_PROBLEM_.
Carry none of the pictures over; write out the complete data exactly.

_DATA BLOCK_.
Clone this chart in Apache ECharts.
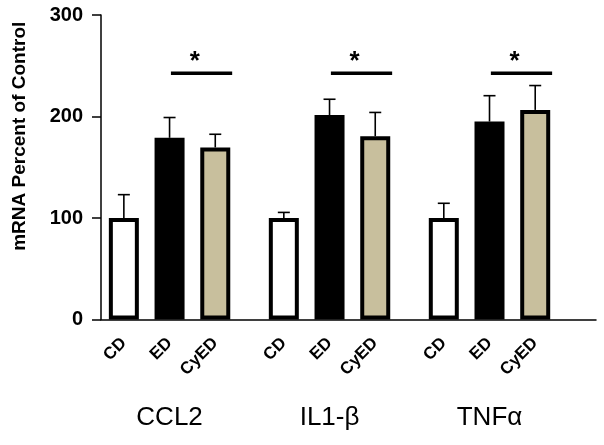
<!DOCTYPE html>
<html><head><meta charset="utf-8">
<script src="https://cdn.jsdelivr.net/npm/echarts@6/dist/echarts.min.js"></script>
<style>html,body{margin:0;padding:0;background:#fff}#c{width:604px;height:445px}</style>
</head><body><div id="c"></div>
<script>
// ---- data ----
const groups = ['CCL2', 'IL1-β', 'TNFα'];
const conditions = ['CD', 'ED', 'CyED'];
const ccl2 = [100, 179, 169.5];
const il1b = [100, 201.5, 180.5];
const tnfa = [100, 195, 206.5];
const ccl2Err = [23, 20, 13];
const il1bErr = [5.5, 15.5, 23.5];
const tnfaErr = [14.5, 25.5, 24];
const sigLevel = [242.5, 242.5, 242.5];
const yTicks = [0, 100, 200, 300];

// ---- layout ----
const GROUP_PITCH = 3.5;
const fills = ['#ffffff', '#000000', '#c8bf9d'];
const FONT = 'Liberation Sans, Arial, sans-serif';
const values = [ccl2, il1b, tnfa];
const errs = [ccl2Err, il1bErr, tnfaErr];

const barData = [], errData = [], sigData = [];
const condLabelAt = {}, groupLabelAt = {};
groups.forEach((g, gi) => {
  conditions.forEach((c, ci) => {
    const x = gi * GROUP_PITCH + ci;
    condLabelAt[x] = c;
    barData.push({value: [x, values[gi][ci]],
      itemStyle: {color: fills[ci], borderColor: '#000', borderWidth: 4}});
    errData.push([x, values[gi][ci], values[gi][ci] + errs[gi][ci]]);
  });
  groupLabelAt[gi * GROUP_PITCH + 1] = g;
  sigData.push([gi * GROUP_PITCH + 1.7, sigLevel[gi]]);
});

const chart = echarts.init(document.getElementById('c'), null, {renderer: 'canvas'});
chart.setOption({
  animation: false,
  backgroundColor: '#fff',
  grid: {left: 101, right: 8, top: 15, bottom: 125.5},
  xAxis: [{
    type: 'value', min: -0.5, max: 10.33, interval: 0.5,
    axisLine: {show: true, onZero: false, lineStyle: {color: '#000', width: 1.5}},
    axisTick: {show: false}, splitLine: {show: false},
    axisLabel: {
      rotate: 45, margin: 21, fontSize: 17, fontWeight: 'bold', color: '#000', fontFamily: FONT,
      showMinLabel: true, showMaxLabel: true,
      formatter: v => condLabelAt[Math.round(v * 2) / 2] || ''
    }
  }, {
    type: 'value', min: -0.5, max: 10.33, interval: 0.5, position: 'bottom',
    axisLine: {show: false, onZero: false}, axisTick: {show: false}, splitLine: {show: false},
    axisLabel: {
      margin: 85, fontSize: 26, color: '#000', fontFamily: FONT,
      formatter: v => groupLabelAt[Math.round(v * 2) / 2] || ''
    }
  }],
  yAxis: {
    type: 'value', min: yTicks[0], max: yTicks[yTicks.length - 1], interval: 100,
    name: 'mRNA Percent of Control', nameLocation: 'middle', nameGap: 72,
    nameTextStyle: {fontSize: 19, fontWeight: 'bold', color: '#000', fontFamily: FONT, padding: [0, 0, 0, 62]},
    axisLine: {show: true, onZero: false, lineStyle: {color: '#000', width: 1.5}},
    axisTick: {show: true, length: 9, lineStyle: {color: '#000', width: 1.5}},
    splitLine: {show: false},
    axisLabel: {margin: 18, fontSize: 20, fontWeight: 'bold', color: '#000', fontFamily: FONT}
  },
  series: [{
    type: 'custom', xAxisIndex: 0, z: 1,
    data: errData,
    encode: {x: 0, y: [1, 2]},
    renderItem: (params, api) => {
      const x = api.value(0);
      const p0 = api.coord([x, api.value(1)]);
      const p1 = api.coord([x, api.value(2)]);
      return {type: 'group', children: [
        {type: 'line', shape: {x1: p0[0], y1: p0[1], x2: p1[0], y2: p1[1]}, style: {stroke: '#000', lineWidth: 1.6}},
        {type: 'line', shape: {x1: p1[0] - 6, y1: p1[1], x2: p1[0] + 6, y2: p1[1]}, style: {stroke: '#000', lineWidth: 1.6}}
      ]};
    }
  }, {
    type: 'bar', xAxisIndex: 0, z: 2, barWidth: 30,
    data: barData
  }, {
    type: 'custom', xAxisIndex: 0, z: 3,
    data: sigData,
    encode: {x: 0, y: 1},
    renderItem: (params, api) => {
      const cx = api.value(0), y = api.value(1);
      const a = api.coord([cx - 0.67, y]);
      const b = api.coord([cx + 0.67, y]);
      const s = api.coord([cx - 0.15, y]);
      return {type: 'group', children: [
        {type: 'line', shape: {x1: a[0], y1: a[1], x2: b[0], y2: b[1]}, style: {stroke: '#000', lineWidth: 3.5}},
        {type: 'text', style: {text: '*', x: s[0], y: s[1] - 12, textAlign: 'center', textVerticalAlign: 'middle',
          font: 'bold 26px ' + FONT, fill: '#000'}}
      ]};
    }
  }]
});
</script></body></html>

_WRITTEN SOLUTION_.
Clone this chart in Apache ECharts.
<!DOCTYPE html>
<html><head><meta charset="utf-8">
<script src="https://cdn.jsdelivr.net/npm/echarts@6/dist/echarts.min.js"></script>
<style>html,body{margin:0;padding:0;background:#fff}#c{width:604px;height:445px}</style>
</head><body><div id="c"></div>
<script>
// ---- data ----
const groups = ['CCL2', 'IL1-β', 'TNFα'];
const conditions = ['CD', 'ED', 'CyED'];
const ccl2 = [100, 179, 169.5];
const il1b = [100, 201.5, 180.5];
const tnfa = [100, 195, 206.5];
const ccl2Err = [23, 20, 13];
const il1bErr = [5.5, 15.5, 23.5];
const tnfaErr = [14.5, 25.5, 24];
const sigLevel = [242.5, 242.5, 242.5];
const yTicks = [0, 100, 200, 300];

// ---- layout ----
const GROUP_PITCH = 3.5;
const fills = ['#ffffff', '#000000', '#c8bf9d'];
const FONT = 'Liberation Sans, Arial, sans-serif';
const values = [ccl2, il1b, tnfa];
const errs = [ccl2Err, il1bErr, tnfaErr];

const barData = [], errData = [], sigData = [];
const condLabelAt = {}, groupLabelAt = {};
groups.forEach((g, gi) => {
  conditions.forEach((c, ci) => {
    const x = gi * GROUP_PITCH + ci;
    condLabelAt[x] = c;
    barData.push({value: [x, values[gi][ci]],
      itemStyle: {color: fills[ci], borderColor: '#000', borderWidth: 4}});
    errData.push([x, values[gi][ci], values[gi][ci] + errs[gi][ci]]);
  });
  groupLabelAt[gi * GROUP_PITCH + 1] = g;
  sigData.push([gi * GROUP_PITCH + 1.7, sigLevel[gi]]);
});

const chart = echarts.init(document.getElementById('c'), null, {renderer: 'canvas'});
chart.setOption({
  animation: false,
  backgroundColor: '#fff',
  grid: {left: 101, right: 8, top: 15, bottom: 125.5},
  xAxis: [{
    type: 'value', min: -0.5, max: 10.33, interval: 0.5,
    axisLine: {show: true, onZero: false, lineStyle: {color: '#000', width: 1.5}},
    axisTick: {show: false}, splitLine: {show: false},
    axisLabel: {
      rotate: 45, margin: 21, fontSize: 17, fontWeight: 'bold', color: '#000', fontFamily: FONT,
      showMinLabel: true, showMaxLabel: true,
      formatter: v => condLabelAt[Math.round(v * 2) / 2] || ''
    }
  }, {
    type: 'value', min: -0.5, max: 10.33, interval: 0.5, position: 'bottom',
    axisLine: {show: false, onZero: false}, axisTick: {show: false}, splitLine: {show: false},
    axisLabel: {
      margin: 85, fontSize: 26, color: '#000', fontFamily: FONT,
      formatter: v => groupLabelAt[Math.round(v * 2) / 2] || ''
    }
  }],
  yAxis: {
    type: 'value', min: yTicks[0], max: yTicks[yTicks.length - 1], interval: 100,
    name: 'mRNA Percent of Control', nameLocation: 'middle', nameGap: 72,
    nameTextStyle: {fontSize: 19, fontWeight: 'bold', color: '#000', fontFamily: FONT, padding: [0, 0, 0, 62]},
    axisLine: {show: true, onZero: false, lineStyle: {color: '#000', width: 1.5}},
    axisTick: {show: true, length: 9, lineStyle: {color: '#000', width: 1.5}},
    splitLine: {show: false},
    axisLabel: {margin: 18, fontSize: 20, fontWeight: 'bold', color: '#000', fontFamily: FONT}
  },
  series: [{
    type: 'custom', xAxisIndex: 0, z: 1,
    data: errData,
    encode: {x: 0, y: [1, 2]},
    renderItem: (params, api) => {
      const x = api.value(0);
      const p0 = api.coord([x, api.value(1)]);
      const p1 = api.coord([x, api.value(2)]);
      return {type: 'group', children: [
        {type: 'line', shape: {x1: p0[0], y1: p0[1], x2: p1[0], y2: p1[1]}, style: {stroke: '#000', lineWidth: 1.6}},
        {type: 'line', shape: {x1: p1[0] - 6, y1: p1[1], x2: p1[0] + 6, y2: p1[1]}, style: {stroke: '#000', lineWidth: 1.6}}
      ]};
    }
  }, {
    type: 'bar', xAxisIndex: 0, z: 2, barWidth: 30,
    data: barData
  }, {
    type: 'custom', xAxisIndex: 0, z: 3,
    data: sigData,
    encode: {x: 0, y: 1},
    renderItem: (params, api) => {
      const cx = api.value(0), y = api.value(1);
      const a = api.coord([cx - 0.67, y]);
      const b = api.coord([cx + 0.67, y]);
      const s = api.coord([cx - 0.15, y]);
      return {type: 'group', children: [
        {type: 'line', shape: {x1: a[0], y1: a[1], x2: b[0], y2: b[1]}, style: {stroke: '#000', lineWidth: 3.5}},
        {type: 'text', style: {text: '*', x: s[0], y: s[1] - 12, textAlign: 'center', textVerticalAlign: 'middle',
          font: 'bold 26px ' + FONT, fill: '#000'}}
      ]};
    }
  }]
});
</script></body></html>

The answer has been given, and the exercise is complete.